Your task is to output the listing word for word, with pictures excluded.

» **Recorded data**
* * * * *

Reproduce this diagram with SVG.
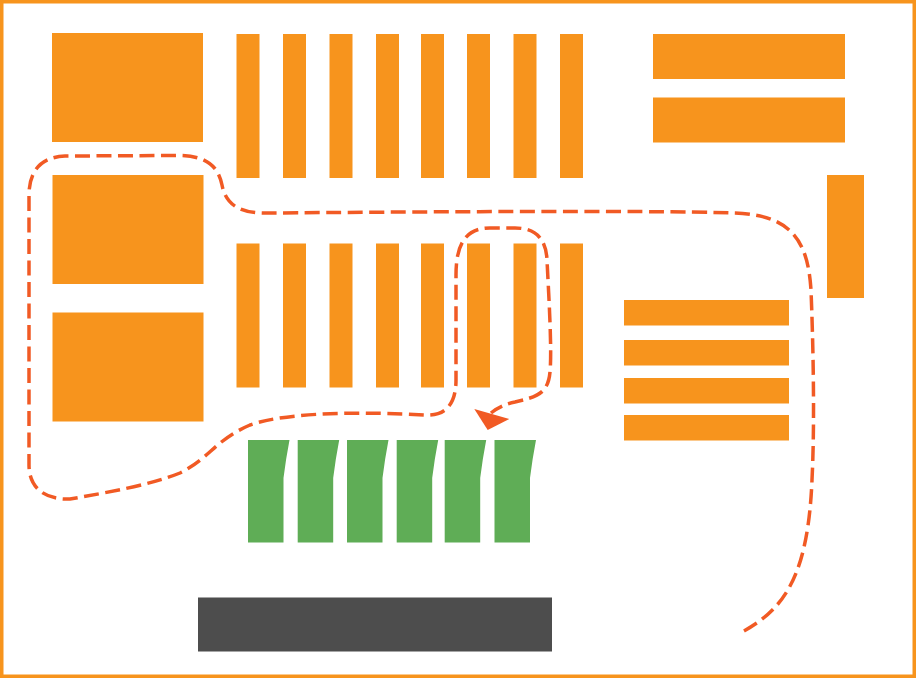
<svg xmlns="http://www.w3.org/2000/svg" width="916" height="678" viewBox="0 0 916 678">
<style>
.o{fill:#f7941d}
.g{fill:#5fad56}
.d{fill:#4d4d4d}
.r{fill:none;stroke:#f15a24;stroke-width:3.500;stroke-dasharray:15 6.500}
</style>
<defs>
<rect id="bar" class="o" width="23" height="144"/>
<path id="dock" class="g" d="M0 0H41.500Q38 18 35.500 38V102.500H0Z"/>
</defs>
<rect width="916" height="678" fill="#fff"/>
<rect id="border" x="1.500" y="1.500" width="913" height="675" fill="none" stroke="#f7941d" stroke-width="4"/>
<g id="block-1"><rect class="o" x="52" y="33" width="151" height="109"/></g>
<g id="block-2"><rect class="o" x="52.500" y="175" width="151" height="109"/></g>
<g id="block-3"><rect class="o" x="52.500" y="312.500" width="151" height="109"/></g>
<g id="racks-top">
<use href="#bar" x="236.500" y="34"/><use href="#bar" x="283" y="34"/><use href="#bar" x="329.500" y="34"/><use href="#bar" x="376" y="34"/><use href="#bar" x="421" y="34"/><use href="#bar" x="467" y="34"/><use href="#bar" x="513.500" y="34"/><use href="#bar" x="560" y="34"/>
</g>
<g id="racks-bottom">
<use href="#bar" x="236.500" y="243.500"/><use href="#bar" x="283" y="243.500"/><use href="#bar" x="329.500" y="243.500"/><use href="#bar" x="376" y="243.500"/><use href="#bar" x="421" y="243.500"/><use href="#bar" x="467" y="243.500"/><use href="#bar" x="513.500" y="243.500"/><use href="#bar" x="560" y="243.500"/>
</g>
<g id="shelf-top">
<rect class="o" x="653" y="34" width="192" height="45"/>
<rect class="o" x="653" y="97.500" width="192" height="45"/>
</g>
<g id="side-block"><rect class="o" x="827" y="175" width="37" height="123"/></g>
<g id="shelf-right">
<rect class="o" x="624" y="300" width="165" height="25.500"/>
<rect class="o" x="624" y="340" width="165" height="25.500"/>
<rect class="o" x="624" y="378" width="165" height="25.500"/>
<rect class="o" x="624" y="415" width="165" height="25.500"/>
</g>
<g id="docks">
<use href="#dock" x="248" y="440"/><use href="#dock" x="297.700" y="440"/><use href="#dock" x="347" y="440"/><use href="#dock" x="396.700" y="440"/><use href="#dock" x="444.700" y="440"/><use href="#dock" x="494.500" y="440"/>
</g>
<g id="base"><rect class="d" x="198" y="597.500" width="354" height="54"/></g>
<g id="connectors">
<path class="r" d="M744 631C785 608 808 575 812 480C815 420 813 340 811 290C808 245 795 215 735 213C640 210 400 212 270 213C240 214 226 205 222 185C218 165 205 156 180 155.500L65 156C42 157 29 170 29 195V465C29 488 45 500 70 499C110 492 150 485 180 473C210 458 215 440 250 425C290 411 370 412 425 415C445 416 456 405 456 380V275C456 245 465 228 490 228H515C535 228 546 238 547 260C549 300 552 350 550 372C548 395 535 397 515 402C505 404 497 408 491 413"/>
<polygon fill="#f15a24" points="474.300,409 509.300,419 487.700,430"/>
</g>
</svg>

* * * * *

» **Written response**
Reproduce this diagram with SVG.
<svg xmlns="http://www.w3.org/2000/svg" width="916" height="678" viewBox="0 0 916 678">
<style>
.o{fill:#f7941d}
.g{fill:#5fad56}
.d{fill:#4d4d4d}
.r{fill:none;stroke:#f15a24;stroke-width:3.500;stroke-dasharray:15 6.500}
</style>
<defs>
<rect id="bar" class="o" width="23" height="144"/>
<path id="dock" class="g" d="M0 0H41.500Q38 18 35.500 38V102.500H0Z"/>
</defs>
<rect width="916" height="678" fill="#fff"/>
<rect id="border" x="1.500" y="1.500" width="913" height="675" fill="none" stroke="#f7941d" stroke-width="4"/>
<g id="block-1"><rect class="o" x="52" y="33" width="151" height="109"/></g>
<g id="block-2"><rect class="o" x="52.500" y="175" width="151" height="109"/></g>
<g id="block-3"><rect class="o" x="52.500" y="312.500" width="151" height="109"/></g>
<g id="racks-top">
<use href="#bar" x="236.500" y="34"/><use href="#bar" x="283" y="34"/><use href="#bar" x="329.500" y="34"/><use href="#bar" x="376" y="34"/><use href="#bar" x="421" y="34"/><use href="#bar" x="467" y="34"/><use href="#bar" x="513.500" y="34"/><use href="#bar" x="560" y="34"/>
</g>
<g id="racks-bottom">
<use href="#bar" x="236.500" y="243.500"/><use href="#bar" x="283" y="243.500"/><use href="#bar" x="329.500" y="243.500"/><use href="#bar" x="376" y="243.500"/><use href="#bar" x="421" y="243.500"/><use href="#bar" x="467" y="243.500"/><use href="#bar" x="513.500" y="243.500"/><use href="#bar" x="560" y="243.500"/>
</g>
<g id="shelf-top">
<rect class="o" x="653" y="34" width="192" height="45"/>
<rect class="o" x="653" y="97.500" width="192" height="45"/>
</g>
<g id="side-block"><rect class="o" x="827" y="175" width="37" height="123"/></g>
<g id="shelf-right">
<rect class="o" x="624" y="300" width="165" height="25.500"/>
<rect class="o" x="624" y="340" width="165" height="25.500"/>
<rect class="o" x="624" y="378" width="165" height="25.500"/>
<rect class="o" x="624" y="415" width="165" height="25.500"/>
</g>
<g id="docks">
<use href="#dock" x="248" y="440"/><use href="#dock" x="297.700" y="440"/><use href="#dock" x="347" y="440"/><use href="#dock" x="396.700" y="440"/><use href="#dock" x="444.700" y="440"/><use href="#dock" x="494.500" y="440"/>
</g>
<g id="base"><rect class="d" x="198" y="597.500" width="354" height="54"/></g>
<g id="connectors">
<path class="r" d="M744 631C785 608 808 575 812 480C815 420 813 340 811 290C808 245 795 215 735 213C640 210 400 212 270 213C240 214 226 205 222 185C218 165 205 156 180 155.500L65 156C42 157 29 170 29 195V465C29 488 45 500 70 499C110 492 150 485 180 473C210 458 215 440 250 425C290 411 370 412 425 415C445 416 456 405 456 380V275C456 245 465 228 490 228H515C535 228 546 238 547 260C549 300 552 350 550 372C548 395 535 397 515 402C505 404 497 408 491 413"/>
<polygon fill="#f15a24" points="474.300,409 509.300,419 487.700,430"/>
</g>
</svg>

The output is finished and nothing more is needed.